▶ **EXERCISE DIRECTIONS**
Copy out each line of the material in which the word "page" appears.

▶ **ENTRIES SUPPLIED**
## Start
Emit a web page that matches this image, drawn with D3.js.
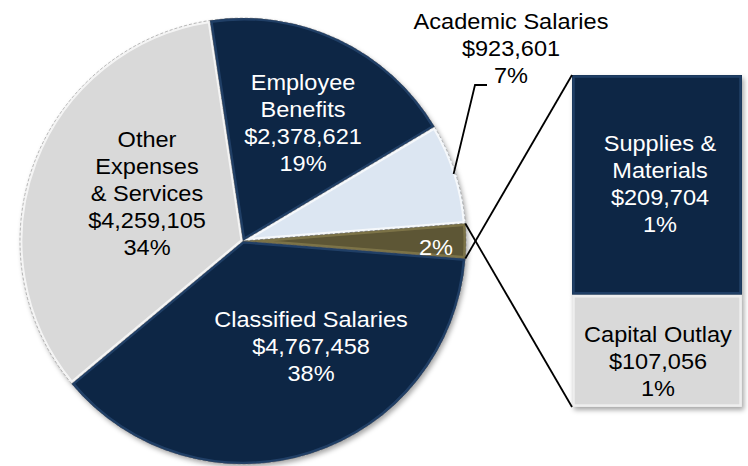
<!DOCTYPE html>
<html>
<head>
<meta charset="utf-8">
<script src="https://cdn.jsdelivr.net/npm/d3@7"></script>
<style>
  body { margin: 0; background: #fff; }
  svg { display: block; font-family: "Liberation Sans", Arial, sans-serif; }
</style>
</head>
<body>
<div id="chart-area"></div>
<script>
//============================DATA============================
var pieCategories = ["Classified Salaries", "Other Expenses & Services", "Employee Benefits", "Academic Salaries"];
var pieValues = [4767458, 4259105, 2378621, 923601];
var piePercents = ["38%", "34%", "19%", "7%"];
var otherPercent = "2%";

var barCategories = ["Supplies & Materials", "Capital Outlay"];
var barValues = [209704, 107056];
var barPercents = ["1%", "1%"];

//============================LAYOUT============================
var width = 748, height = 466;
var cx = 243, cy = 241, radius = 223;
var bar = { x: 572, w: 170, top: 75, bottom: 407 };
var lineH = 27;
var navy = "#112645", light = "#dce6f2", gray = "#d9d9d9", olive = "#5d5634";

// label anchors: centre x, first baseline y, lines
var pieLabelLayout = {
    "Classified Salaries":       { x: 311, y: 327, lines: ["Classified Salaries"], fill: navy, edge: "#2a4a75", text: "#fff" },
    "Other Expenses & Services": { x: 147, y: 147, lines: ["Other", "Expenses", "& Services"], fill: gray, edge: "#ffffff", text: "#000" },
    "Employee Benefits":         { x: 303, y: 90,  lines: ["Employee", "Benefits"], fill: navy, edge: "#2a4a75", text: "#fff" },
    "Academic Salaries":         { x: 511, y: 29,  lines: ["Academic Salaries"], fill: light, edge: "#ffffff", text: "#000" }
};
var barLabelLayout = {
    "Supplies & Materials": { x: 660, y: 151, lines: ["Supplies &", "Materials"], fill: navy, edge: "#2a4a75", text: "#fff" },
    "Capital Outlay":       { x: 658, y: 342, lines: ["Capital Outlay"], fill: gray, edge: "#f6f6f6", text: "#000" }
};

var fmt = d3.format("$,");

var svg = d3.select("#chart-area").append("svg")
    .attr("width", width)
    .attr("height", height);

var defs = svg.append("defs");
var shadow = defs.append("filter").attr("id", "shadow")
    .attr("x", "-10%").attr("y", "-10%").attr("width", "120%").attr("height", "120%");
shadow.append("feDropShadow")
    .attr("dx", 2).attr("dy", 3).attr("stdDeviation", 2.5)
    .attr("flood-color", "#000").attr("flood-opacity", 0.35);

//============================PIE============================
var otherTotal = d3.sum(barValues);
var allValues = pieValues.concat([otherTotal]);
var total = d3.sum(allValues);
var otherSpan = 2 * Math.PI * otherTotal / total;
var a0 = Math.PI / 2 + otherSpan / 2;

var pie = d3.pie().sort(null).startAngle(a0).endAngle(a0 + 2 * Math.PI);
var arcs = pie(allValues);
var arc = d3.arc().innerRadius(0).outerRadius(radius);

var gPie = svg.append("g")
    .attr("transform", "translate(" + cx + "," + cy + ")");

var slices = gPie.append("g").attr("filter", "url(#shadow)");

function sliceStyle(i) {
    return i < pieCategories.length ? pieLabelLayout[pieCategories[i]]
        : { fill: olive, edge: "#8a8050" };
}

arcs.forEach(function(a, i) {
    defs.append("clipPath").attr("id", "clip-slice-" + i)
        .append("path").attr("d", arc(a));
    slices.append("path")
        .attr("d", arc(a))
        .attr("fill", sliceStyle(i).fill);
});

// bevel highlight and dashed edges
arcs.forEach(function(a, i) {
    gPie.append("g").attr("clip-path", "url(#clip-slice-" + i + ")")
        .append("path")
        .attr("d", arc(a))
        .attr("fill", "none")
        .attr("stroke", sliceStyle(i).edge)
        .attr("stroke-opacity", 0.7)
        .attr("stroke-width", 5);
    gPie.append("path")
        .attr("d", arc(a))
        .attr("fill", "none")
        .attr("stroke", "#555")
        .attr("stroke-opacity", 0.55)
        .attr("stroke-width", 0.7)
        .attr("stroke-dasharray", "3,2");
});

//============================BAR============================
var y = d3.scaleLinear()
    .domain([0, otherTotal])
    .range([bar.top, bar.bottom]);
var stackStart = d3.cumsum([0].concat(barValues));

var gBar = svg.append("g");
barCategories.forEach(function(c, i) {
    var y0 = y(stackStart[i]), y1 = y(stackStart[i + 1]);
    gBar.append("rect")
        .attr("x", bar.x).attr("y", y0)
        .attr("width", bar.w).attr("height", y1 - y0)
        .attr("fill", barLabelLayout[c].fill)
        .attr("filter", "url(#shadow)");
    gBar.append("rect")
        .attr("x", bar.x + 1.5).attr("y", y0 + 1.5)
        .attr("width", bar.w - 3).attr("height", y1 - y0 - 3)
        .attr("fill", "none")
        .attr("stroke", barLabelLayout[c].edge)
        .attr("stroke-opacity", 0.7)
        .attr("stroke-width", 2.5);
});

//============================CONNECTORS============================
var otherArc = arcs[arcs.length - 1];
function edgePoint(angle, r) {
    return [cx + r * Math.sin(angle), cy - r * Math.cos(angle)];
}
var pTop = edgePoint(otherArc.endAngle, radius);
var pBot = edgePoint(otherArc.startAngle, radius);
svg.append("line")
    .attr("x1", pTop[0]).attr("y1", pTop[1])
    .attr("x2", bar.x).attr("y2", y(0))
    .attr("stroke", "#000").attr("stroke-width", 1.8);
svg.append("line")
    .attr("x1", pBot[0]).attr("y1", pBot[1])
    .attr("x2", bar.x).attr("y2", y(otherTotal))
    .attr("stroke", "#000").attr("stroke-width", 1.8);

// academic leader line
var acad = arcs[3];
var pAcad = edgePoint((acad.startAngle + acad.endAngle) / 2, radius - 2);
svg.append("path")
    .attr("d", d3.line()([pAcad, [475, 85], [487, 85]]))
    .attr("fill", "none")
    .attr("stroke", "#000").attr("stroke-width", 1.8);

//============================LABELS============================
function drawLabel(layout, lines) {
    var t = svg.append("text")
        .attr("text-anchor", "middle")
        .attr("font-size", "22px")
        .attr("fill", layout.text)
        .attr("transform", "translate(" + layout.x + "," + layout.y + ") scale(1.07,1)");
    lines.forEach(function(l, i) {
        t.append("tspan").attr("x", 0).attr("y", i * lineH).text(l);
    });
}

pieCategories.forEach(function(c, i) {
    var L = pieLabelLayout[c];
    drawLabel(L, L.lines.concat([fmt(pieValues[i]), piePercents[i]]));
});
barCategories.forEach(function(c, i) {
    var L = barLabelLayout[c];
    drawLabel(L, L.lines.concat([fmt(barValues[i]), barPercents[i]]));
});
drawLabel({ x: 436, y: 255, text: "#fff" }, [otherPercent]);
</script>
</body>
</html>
## End
## Start
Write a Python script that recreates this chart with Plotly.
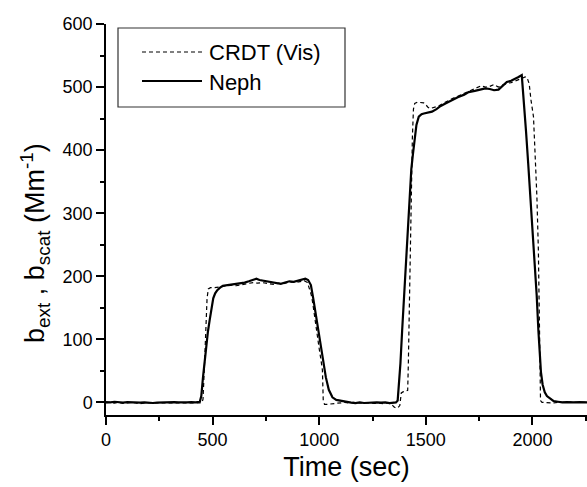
## End
## Start
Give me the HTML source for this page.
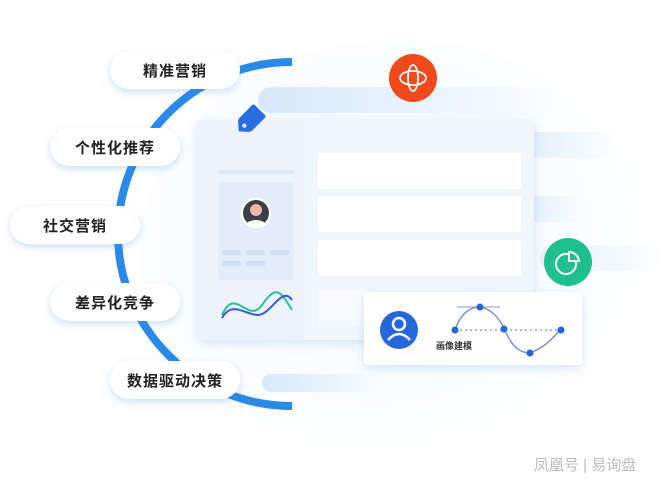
## End
▶ **THE OUTPUT**
Emit a web page that matches this image, drawn with D3.js.
Give me the HTML source for this page.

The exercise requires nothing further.